- [Description of the task]: Retype each line exactly. Skip images.

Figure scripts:
## begin

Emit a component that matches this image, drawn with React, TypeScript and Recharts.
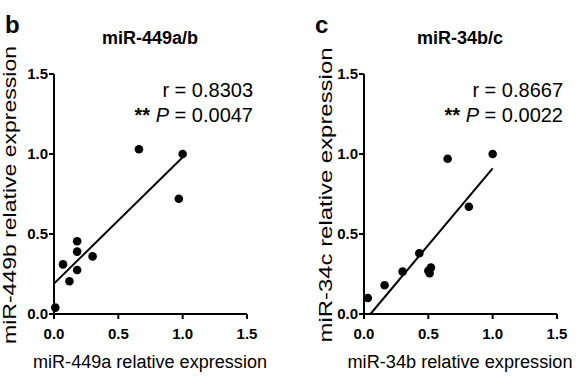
import React from "react";
import {
  ScatterChart,
  Scatter,
  XAxis,
  YAxis,
  ReferenceLine,
} from "recharts";

// panel b: miR-449a vs miR-449b
const mir449a = [0.66, 1.0, 0.97, 0.18, 0.18, 0.07, 0.3, 0.18, 0.12, 0.01];
const mir449b = [1.03, 1.0, 0.72, 0.455, 0.39, 0.31, 0.36, 0.275, 0.205, 0.04];
const fit449 = [
  { x: 0, y: 0.19 },
  { x: 1.0, y: 0.98 },
];

// panel c: miR-34b vs miR-34c
const mir34b = [0.65, 1.0, 0.815, 0.43, 0.5, 0.52, 0.51, 0.3, 0.16, 0.03];
const mir34c = [0.97, 1.0, 0.67, 0.38, 0.27, 0.29, 0.255, 0.265, 0.18, 0.1];
const fit34 = [
  { x: 0.05, y: 0 },
  { x: 1.0, y: 0.91 },
];

const axisTicks = [0, 0.5, 1, 1.5];

const font = '"Liberation Sans", Arial, Helvetica, sans-serif';

const toPoints = (xs: number[], ys: number[]) =>
  xs.map((x, i) => ({ x, y: ys[i] }));

const Dot = (props: any) => {
  const { cx, cy } = props;
  if (cx == null || cy == null) return null;
  return <circle cx={cx} cy={cy} r={4.3} fill="#000" />;
};

interface PanelProps {
  points: { x: number; y: number }[];
  fit: { x: number; y: number }[];
  left: number;
  marginLeft: number;
  marginRight: number;
}

function Panel({ points, fit, left, marginLeft, marginRight }: PanelProps) {
  const tick = { fill: "#000", fontSize: 15, fontWeight: 700, fontFamily: font };
  return (
    <div style={{ position: "absolute", left, top: 0 }}>
      <ScatterChart
        width={290}
        height={390}
        margin={{ top: 74, right: marginRight, bottom: 46, left: marginLeft }}
      >
        <XAxis
          type="number"
          dataKey="x"
          domain={[0, 1.5]}
          ticks={axisTicks}
          tickFormatter={(v) => v.toFixed(1)}
          height={30}
          tickSize={5}
          tickMargin={9}
          axisLine={{ stroke: "#000", strokeWidth: 2 }}
          tickLine={{ stroke: "#000", strokeWidth: 2 }}
          tick={tick}
        />
        <YAxis
          type="number"
          dataKey="y"
          domain={[0, 1.5]}
          ticks={axisTicks}
          tickFormatter={(v) => v.toFixed(1)}
          width={30}
          tickSize={5}
          tickMargin={1}
          axisLine={{ stroke: "#000", strokeWidth: 2 }}
          tickLine={{ stroke: "#000", strokeWidth: 2 }}
          tick={tick}
        />
        <ReferenceLine
          segment={fit}
          stroke="#000"
          strokeWidth={2}
          ifOverflow="visible"
        />
        <Scatter data={points} shape={<Dot />} isAnimationActive={false} />
      </ScatterChart>
    </div>
  );
}

interface LabelsProps {
  letter: string;
  letterX: number;
  title: string;
  cx: number;
  r: string;
  p: string;
  annEnd: number;
  yLabel: string;
  yLabelX: number;
  yLabelLen: number;
  xLabel: string;
  xLabelLen: number;
}

function Labels(l: LabelsProps) {
  return (
    <g fontFamily={font} fill="#000">
      <text x={l.letterX} y={33} fontSize={24} fontWeight={700}>
        {l.letter}
      </text>
      <text x={l.cx} y={44} fontSize={18} fontWeight={700} textAnchor="middle">
        {l.title}
      </text>
      <text x={l.annEnd} y={97} fontSize={20} textAnchor="end">
        {l.r}
      </text>
      <text x={l.annEnd} y={122} fontSize={20} textAnchor="end">
        <tspan fontWeight={700}>**</tspan>
        <tspan> </tspan>
        <tspan fontStyle="italic">P</tspan>
        <tspan>{" = " + l.p}</tspan>
      </text>
      <text
        transform={`translate(${l.yLabelX},195) rotate(-90)`}
        fontSize={18}
        textAnchor="middle"
        textLength={l.yLabelLen}
        lengthAdjust="spacingAndGlyphs"
      >
        {l.yLabel}
      </text>
      <text
        x={l.cx}
        y={368}
        fontSize={18}
        textAnchor="middle"
        textLength={l.xLabelLen}
        lengthAdjust="spacingAndGlyphs"
      >
        {l.xLabel}
      </text>
    </g>
  );
}

export default function App() {
  return (
    <div
      style={{
        position: "absolute",
        left: 0,
        top: 0,
        width: 580,
        height: 390,
        background: "#fff",
        overflow: "hidden",
      }}
    >
      <Panel
        points={toPoints(mir449a, mir449b)}
        fit={fit449}
        left={0}
        marginLeft={24}
        marginRight={43}
      />
      <Panel
        points={toPoints(mir34b, mir34c)}
        fit={fit34}
        left={290}
        marginLeft={44}
        marginRight={23}
      />
      <svg
        width={580}
        height={390}
        style={{ position: "absolute", left: 0, top: 0, pointerEvents: "none" }}
      >
        <Labels
          letter="b"
          letterX={5}
          title="miR-449a/b"
          cx={150}
          r="r = 0.8303"
          p="0.0047"
          annEnd={253}
          yLabel="miR-449b relative expression"
          yLabelX={16}
          yLabelLen={298}
          xLabel="miR-449a relative expression"
          xLabelLen={234}
        />
        <Labels
          letter="c"
          letterX={315}
          title="miR-34b/c"
          cx={460}
          r="r = 0.8667"
          p="0.0022"
          annEnd={563}
          yLabel="miR-34c relative expression"
          yLabelX={332}
          yLabelLen={295}
          xLabel="miR-34b relative expression"
          xLabelLen={225}
        />
      </svg>
    </div>
  );
}
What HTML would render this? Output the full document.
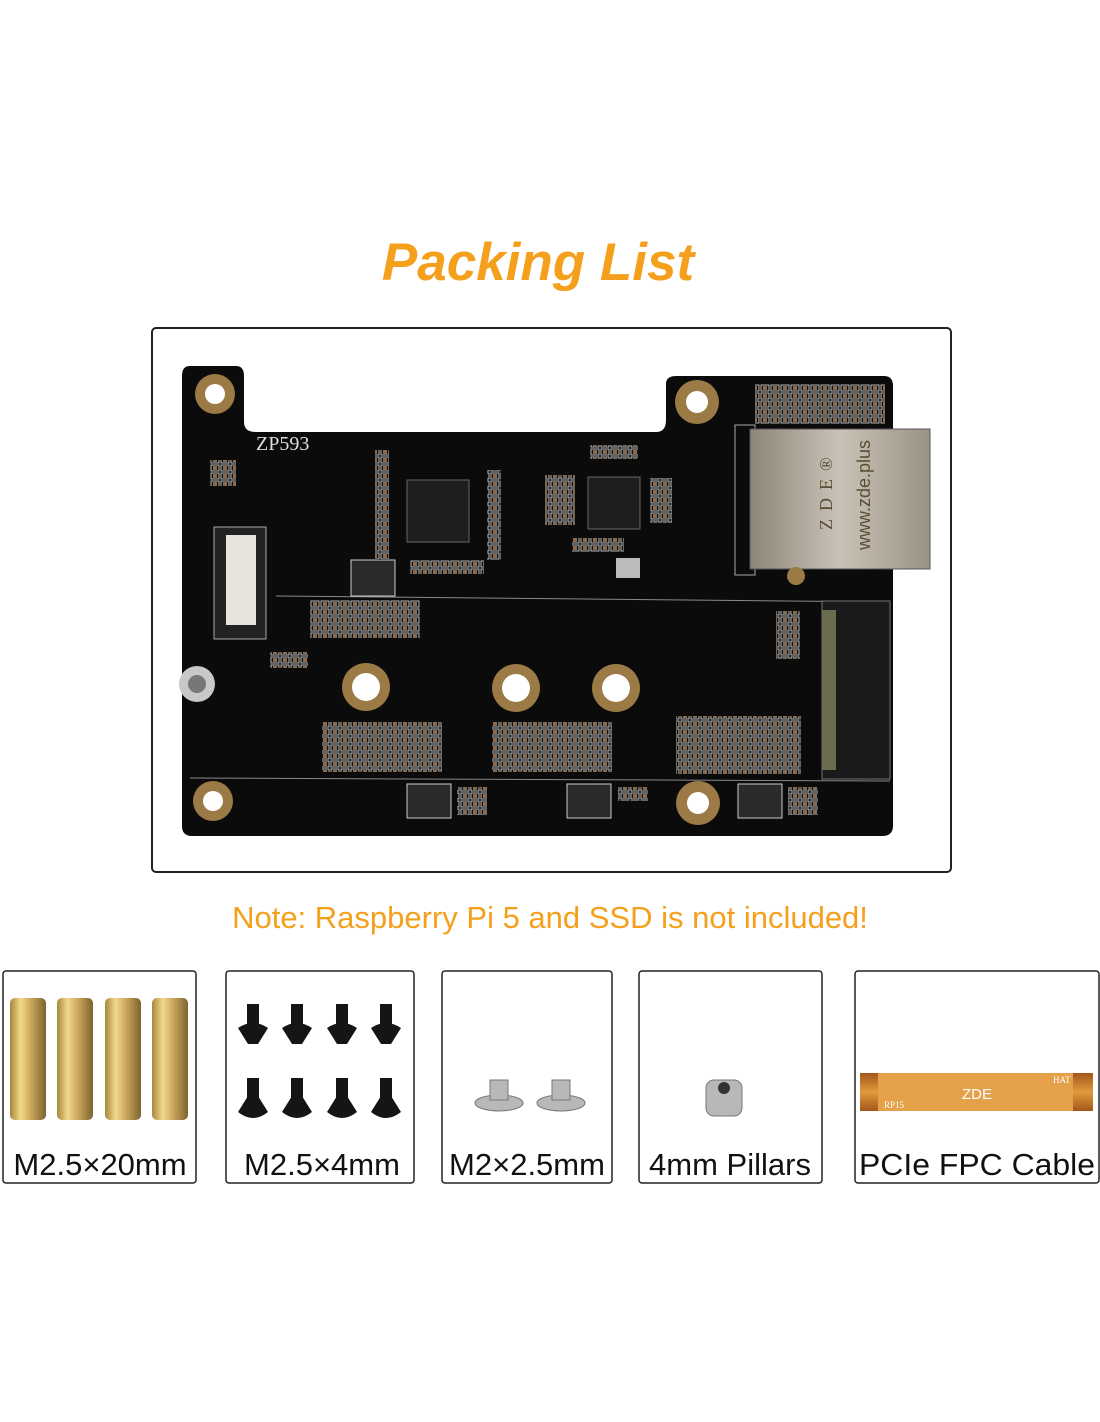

## end

- [Response to the exercise]:
Emit a component that matches this image, drawn with React, TypeScript and Recharts.
import React from "react";
import {
  ScatterChart,
  Scatter,
  XAxis,
  YAxis,
  ReferenceLine,
} from "recharts";

// panel b: miR-449a vs miR-449b
const mir449a = [0.66, 1.0, 0.97, 0.18, 0.18, 0.07, 0.3, 0.18, 0.12, 0.01];
const mir449b = [1.03, 1.0, 0.72, 0.455, 0.39, 0.31, 0.36, 0.275, 0.205, 0.04];
const fit449 = [
  { x: 0, y: 0.19 },
  { x: 1.0, y: 0.98 },
];

// panel c: miR-34b vs miR-34c
const mir34b = [0.65, 1.0, 0.815, 0.43, 0.5, 0.52, 0.51, 0.3, 0.16, 0.03];
const mir34c = [0.97, 1.0, 0.67, 0.38, 0.27, 0.29, 0.255, 0.265, 0.18, 0.1];
const fit34 = [
  { x: 0.05, y: 0 },
  { x: 1.0, y: 0.91 },
];

const axisTicks = [0, 0.5, 1, 1.5];

const font = '"Liberation Sans", Arial, Helvetica, sans-serif';

const toPoints = (xs: number[], ys: number[]) =>
  xs.map((x, i) => ({ x, y: ys[i] }));

const Dot = (props: any) => {
  const { cx, cy } = props;
  if (cx == null || cy == null) return null;
  return <circle cx={cx} cy={cy} r={4.3} fill="#000" />;
};

interface PanelProps {
  points: { x: number; y: number }[];
  fit: { x: number; y: number }[];
  left: number;
  marginLeft: number;
  marginRight: number;
}

function Panel({ points, fit, left, marginLeft, marginRight }: PanelProps) {
  const tick = { fill: "#000", fontSize: 15, fontWeight: 700, fontFamily: font };
  return (
    <div style={{ position: "absolute", left, top: 0 }}>
      <ScatterChart
        width={290}
        height={390}
        margin={{ top: 74, right: marginRight, bottom: 46, left: marginLeft }}
      >
        <XAxis
          type="number"
          dataKey="x"
          domain={[0, 1.5]}
          ticks={axisTicks}
          tickFormatter={(v) => v.toFixed(1)}
          height={30}
          tickSize={5}
          tickMargin={9}
          axisLine={{ stroke: "#000", strokeWidth: 2 }}
          tickLine={{ stroke: "#000", strokeWidth: 2 }}
          tick={tick}
        />
        <YAxis
          type="number"
          dataKey="y"
          domain={[0, 1.5]}
          ticks={axisTicks}
          tickFormatter={(v) => v.toFixed(1)}
          width={30}
          tickSize={5}
          tickMargin={1}
          axisLine={{ stroke: "#000", strokeWidth: 2 }}
          tickLine={{ stroke: "#000", strokeWidth: 2 }}
          tick={tick}
        />
        <ReferenceLine
          segment={fit}
          stroke="#000"
          strokeWidth={2}
          ifOverflow="visible"
        />
        <Scatter data={points} shape={<Dot />} isAnimationActive={false} />
      </ScatterChart>
    </div>
  );
}

interface LabelsProps {
  letter: string;
  letterX: number;
  title: string;
  cx: number;
  r: string;
  p: string;
  annEnd: number;
  yLabel: string;
  yLabelX: number;
  yLabelLen: number;
  xLabel: string;
  xLabelLen: number;
}

function Labels(l: LabelsProps) {
  return (
    <g fontFamily={font} fill="#000">
      <text x={l.letterX} y={33} fontSize={24} fontWeight={700}>
        {l.letter}
      </text>
      <text x={l.cx} y={44} fontSize={18} fontWeight={700} textAnchor="middle">
        {l.title}
      </text>
      <text x={l.annEnd} y={97} fontSize={20} textAnchor="end">
        {l.r}
      </text>
      <text x={l.annEnd} y={122} fontSize={20} textAnchor="end">
        <tspan fontWeight={700}>**</tspan>
        <tspan> </tspan>
        <tspan fontStyle="italic">P</tspan>
        <tspan>{" = " + l.p}</tspan>
      </text>
      <text
        transform={`translate(${l.yLabelX},195) rotate(-90)`}
        fontSize={18}
        textAnchor="middle"
        textLength={l.yLabelLen}
        lengthAdjust="spacingAndGlyphs"
      >
        {l.yLabel}
      </text>
      <text
        x={l.cx}
        y={368}
        fontSize={18}
        textAnchor="middle"
        textLength={l.xLabelLen}
        lengthAdjust="spacingAndGlyphs"
      >
        {l.xLabel}
      </text>
    </g>
  );
}

export default function App() {
  return (
    <div
      style={{
        position: "absolute",
        left: 0,
        top: 0,
        width: 580,
        height: 390,
        background: "#fff",
        overflow: "hidden",
      }}
    >
      <Panel
        points={toPoints(mir449a, mir449b)}
        fit={fit449}
        left={0}
        marginLeft={24}
        marginRight={43}
      />
      <Panel
        points={toPoints(mir34b, mir34c)}
        fit={fit34}
        left={290}
        marginLeft={44}
        marginRight={23}
      />
      <svg
        width={580}
        height={390}
        style={{ position: "absolute", left: 0, top: 0, pointerEvents: "none" }}
      >
        <Labels
          letter="b"
          letterX={5}
          title="miR-449a/b"
          cx={150}
          r="r = 0.8303"
          p="0.0047"
          annEnd={253}
          yLabel="miR-449b relative expression"
          yLabelX={16}
          yLabelLen={298}
          xLabel="miR-449a relative expression"
          xLabelLen={234}
        />
        <Labels
          letter="c"
          letterX={315}
          title="miR-34b/c"
          cx={460}
          r="r = 0.8667"
          p="0.0022"
          annEnd={563}
          yLabel="miR-34c relative expression"
          yLabelX={332}
          yLabelLen={295}
          xLabel="miR-34b relative expression"
          xLabelLen={225}
        />
      </svg>
    </div>
  );
}
What HTML would render this? Output the full document.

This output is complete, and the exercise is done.